I mean, you are gonna be hot and crowded on any subte line, so why not do it in a coach with 100 year old hardwood, real glass light fixtures, bevelled glass mirrors, and wooden seats?

Neither of you have had to take Linea A during peak hours have you?
 

LAtoBA

Registered
Ries said:
I still prefer the Linea A over all others.

I mean, you are gonna be hot and crowded on any subte line, so why not do it in a coach with 100 year old hardwood, real glass light fixtures, bevelled glass mirrors, and wooden seats?

I just rode the Canada Line in Vancouver yesterday- it had AC, and modern plastic seats. It was soulless, clean, and cost 32 pesos for a one way ride. ($7.50 canadian)

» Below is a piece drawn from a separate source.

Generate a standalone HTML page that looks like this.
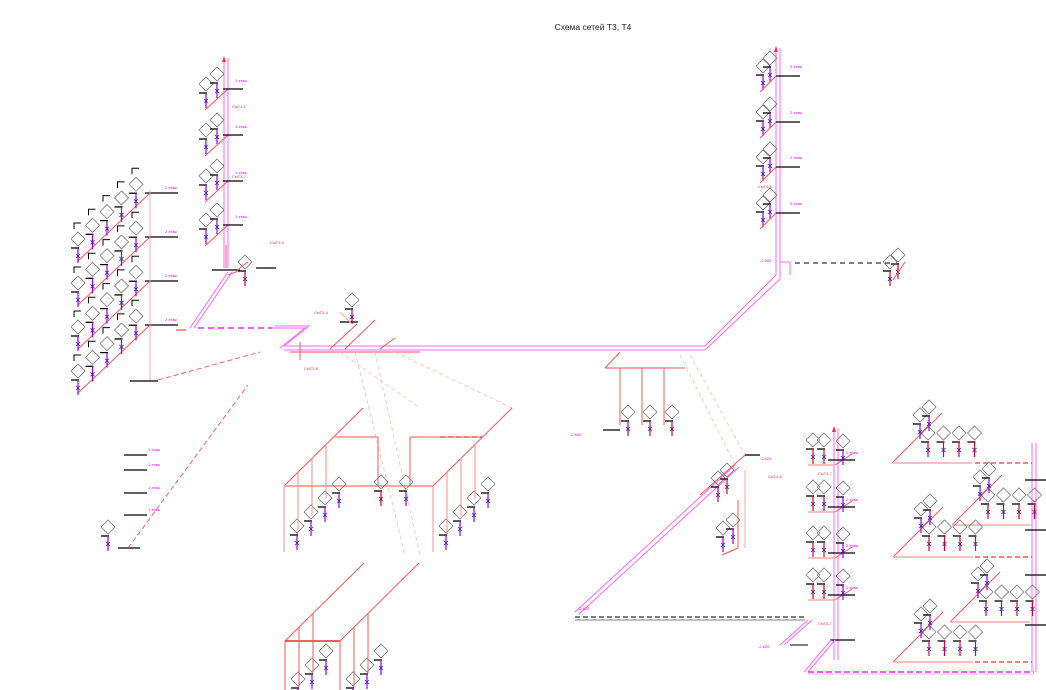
<!DOCTYPE html>
<html><head><meta charset="utf-8"><style>
html,body{margin:0;padding:0;background:#fff;width:1046px;height:690px;overflow:hidden}
svg{display:block}
text{font-family:"Liberation Sans",sans-serif}
</style></head><body>
<svg id="s" width="1046" height="690" viewBox="0 0 1046 690" xmlns="http://www.w3.org/2000/svg">
<text x="593" y="30" font-size="8.5" text-anchor="middle" fill="#222">Схема сетей Т3, Т4</text>
<g id="g" fill="none" stroke-width="1"></g>
</svg>
<script>
var g=document.getElementById('g'),h='';
function L(x1,y1,x2,y2,c,w,d){h+='<line x1="'+x1+'" y1="'+y1+'" x2="'+x2+'" y2="'+y2+'" stroke="'+(c||'#f55')+'" stroke-width="'+(w||1)+'"'+(d?' stroke-dasharray="'+d+'"':'')+'/>';}
function P(pts,c,w,d){h+='<polyline points="'+pts+'" stroke="'+(c||'#f55')+'" stroke-width="'+(w||1)+'"'+(d?' stroke-dasharray="'+d+'"':'')+'/>';}
function T(x,y,s,c){h+='<text x="'+x+'" y="'+y+'" font-size="4" fill="'+(c||'#e0e')+'" stroke="none">'+s+'</text>';}
function F(x,y,c){
 P((x-7)+','+y+' '+x+','+(y-7)+' '+(x+7)+','+y+' '+x+','+(y+7)+' '+(x-7)+','+y,'#777',0.8);
 L(x-7,y+9,x+1,y+9,'#000',1.3);
 L(x,y+9,x,y+24,c||'#d03',1.2);
 L(x-2,y+15,x+2,y+19,'#22c',0.8);L(x+2,y+15,x-2,y+19,'#22c',0.8);
}
function R(x,y1,y2){L(x,y1,x,y2,'#f6f',1);L(x+4,y1,x+4,y2,'#f6f',1);}
function MM(pts){P(pts,'#f6f',1);}
R(224,58,268);h+='<polygon points="222,62 226,62 224,56" fill="#f33"/>';
[0,1,2,3].forEach(function(i){var y=[84,130,176,220][i];F(206,y,'#a0c');F(217,y-10,'#a0c');L(205,y+26,228,y+5);L(223,y+5,243,y+5,'#000',1.3);T(235,y-2,'1 этаж');});
L(226,268,226,245,'#faa',2);L(212,270,240,270,'#000',1.3);
F(352,300);L(340,322,358,322,'#000',1.3);L(340,312,352,324,'#faa');
F(245,262);P('228,275 236,272 240,268 248,262','#f55');L(256,268,276,268,'#000',1.3);
for(var r=0;r<4;r++){var y0=193+44*r;L(78,y0+68,150,y0);L(145,y0,178,y0,'#000',1.3);T(165,y0-4,'2 этаж');
 for(var i=0;i<5;i++){var x=78+14.5*i;var yb=y0+68-(x-78)*68/72;F(x,yb-22,'#a0c');P((x-4)+','+(yb-32)+' '+(x-4)+','+(yb-38)+' '+(x+3)+','+(yb-38),'#000',1);}}
L(150,190,150,382,'#faa',1);L(130,381,158,381,'#000',1.3);F(108,527,'#a0c');L(118,548,140,548,'#000',1.3);
[455,470,493,515].forEach(function(y){L(124,y,147,y,'#000',1.3);T(148,y-4,'1 этаж');});
L(128,548,248,385,'#f44',0.8,'5,3');L(158,380,260,352,'#f44',0.8,'5,3');
MM('228,272 190,328');MM('232,272 194,328');
L(198,328,272,328,'#e0e',1.2,'6,4');L(176,330,186,330,'#f44',1.2);
MM('272,328 305,328 280,348');MM('275,326 309,326 284,346');
L(284,346,705,346,'#f6f',1);L(284,350,705,350,'#f6f',1);
L(290,352,420,352,'#f55',1);L(300,342,300,360,'#f55');
L(330,349,357,324,'#f55');L(345,349,375,320,'#f55');L(380,349,395,338,'#f55');
MM('705,346 776,275 776,48');MM('705,350 780,279 780,48');h+='<polygon points="774,52 778,52 776,46" fill="#f33"/>';
L(780,262,790,262,'#f6f');L(790,262,790,275,'#f6f');
L(795,263,890,263,'#000',1,'5,4');F(898,255);F(890,262);L(893,280,905,262,'#f55');
[0,1,2,3].forEach(function(i){var y=[66,112,157,203][i];F(763,y,'#a0c');F(770,y-8,'#a0c');L(760,y+26,776,y+10);L(776,y+10,800,y+10,'#000',1.3);T(790,y+2,'2 этаж');});
P('605,368 620,352');L(605,368,685,368,'#f55');[620,642,664].forEach(function(x){L(x,368,x,425,'#f55');F(x+8,412);});L(603,430,620,430,'#000',1.3);
L(340,352,420,408,'#fbb',0.8,'4,3');L(355,352,405,555,'#fbb',0.8,'4,3');L(375,352,420,555,'#fbb',0.8,'4,3');L(395,352,512,408,'#fbb',0.8,'4,3');
L(284,486,363,408);L(284,486,433,486,'#f88',1.6);L(433,486,512,408);L(335,437,378,437);L(378,437,378,486);L(410,437,410,486);L(410,437,482,437,'#f55');L(440,437,482,437,'#e00',1,'5,3');
[0,1,2,3].forEach(function(i){var x=284+14*i,y=486-14*i;L(x,y,x,y+66-i*4,'#f88');F(x+13,y+40,'#a0c');});
[0,1,2,3].forEach(function(i){var x=433+14*i,y=486-14*i;L(x,y,x,y+66-i*4,'#f88');F(x+13,y+40,'#a0c');});
F(381,482,'#e00');F(406,482,'#a0c');
L(285,641,364,563);L(285,641,340,641,'#e00',1.2);L(340,641,419,563);
[0,1,2].forEach(function(i){var x=285+14*i,y=641-14*i;L(x,y,x,y+60);F(x+13,y+38,'#a0c');});
[0,1,2].forEach(function(i){var x=340+14*i,y=641-14*i;L(x,y,x,y+60);F(x+13,y+38,'#a0c');});
L(690,355,745,455,'#fbb',0.8,'4,3');L(680,355,735,465,'#fbb',0.8,'4,3');
MM('575,612 735,465');MM('579,614 739,467');L(700,495,745,455,'#f55');L(745,455,760,455,'#000',1.3);
F(718,478);F(727,470);F(723,528,'#a0c');F(733,520,'#a0c');L(738,500,738,548);L(738,548,722,555);L(745,470,745,548,'#faa');
L(575,617,805,617,'#000',1,'5,3');L(575,620,805,620,'#000',0.5);
R(834,428,660);h+='<polygon points="832,432 836,432 834,426" fill="#f33"/>';
[0,1,2,3].forEach(function(i){var y=[440,487,533,575][i];F(813,y);F(824,y);L(808,y+25,835,y+25,'#faa',1.5);L(835,y+25,852,y+14);L(828,y+20,855,y+20,'#000',1.3);F(843,y+1,'#a0c');T(846,y+14,'2 этаж');});
L(830,640,855,640,'#000',1.3);L(808,620,780,645,'#f6f');L(812,620,784,645,'#f6f');L(790,645,808,645,'#000');
L(808,672,835,640,'#f6f');L(804,672,831,640,'#f6f');
L(808,672,1034,672,'#e0e',1.2,'6,3');L(808,674,1034,674,'#f6f',0.6);
R(1032,443,672);
function blk(y,x0){L(x0,y,x0+50,y-50);L(x0,y,x0+80,y,'#faa',1.5);for(var k=0;k<4;k++)F(x0+36+15.5*k,y-30);F(x0+28,y-48,'#a0c');F(x0+37,y-56,'#a0c');}
blk(463,892);blk(525,952);blk(557,893);blk(622,950);blk(662,893);
L(975,463,1032,463,'#e00',1,'5,3');L(975,557,1032,557,'#e00',1,'5,3');L(975,662,1032,662,'#e00',1,'5,3');
[480,530,575,625].forEach(function(y){L(1025,y,1046,y,'#000',1.2);});
T(232,108,'СмТ3-1','#f33');T(232,178,'СмТ3-2','#f33');T(270,244,'СмТ3-3','#f33');T(314,314,'СмТ3-4','#f33');T(304,370,'СмТ3-6','#f33');T(758,188,'СмТ4-6','#f33');T(768,478,'СмТ4-8','#f33');T(818,475,'СмТ4-7','#f33');T(818,625,'СмТ4-7','#f33');
T(570,436,'-2.500','#e0e');T(760,460,'-2.620','#e0e');T(760,262,'-2.600','#e0e');T(578,610,'-2.620','#e0e');T(758,648,'-2.620','#e0e');
g.innerHTML=h;
</script>
</body></html>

You can have it, I will be riding out to the mercado at Primera Junta on Linea A, thank you very much.
Seriously? Modernizing a subway line, of all things, has nothing to do with "soul" and everything to do with inefficiency. A city can retain its colonial charm and identity and still modernize certain aspects of itself that benefit the greater good. Linea A is a relic from the past. Why not just preserve the rail cars? That's pretty standard practice these days. I am certain that those who have to ride the subte in rush hour, particularly Linea A, would welcome a modernized fleet that better represents Buenos Aires's standing as a world class city. Sitting on gum, pressing up against strangers at the zenith of summer, hot stale air, and a constant lookout for pickpockets gets old fast.

If modernity and comfort means depriving the infrequent rider of nostalgia, so be it.
 

steveinbsas

Registered
elhombresinnombre said:
I don't suppose you'd consider Mozart a 'world class' composer or Pele a 'world class' footballer either, would you?
Mozart and Pele aren't cities. They are mundos of their own...and I really wouldn't compare Pele to Mozart in any serious way.

I've said this before (while I was still living there): Buenos Aires is a pseudo-european shit hole.

I would hardly call it a "world class" city...but who uses that term much today?

It was really a pretentios advertising slogan of the past century.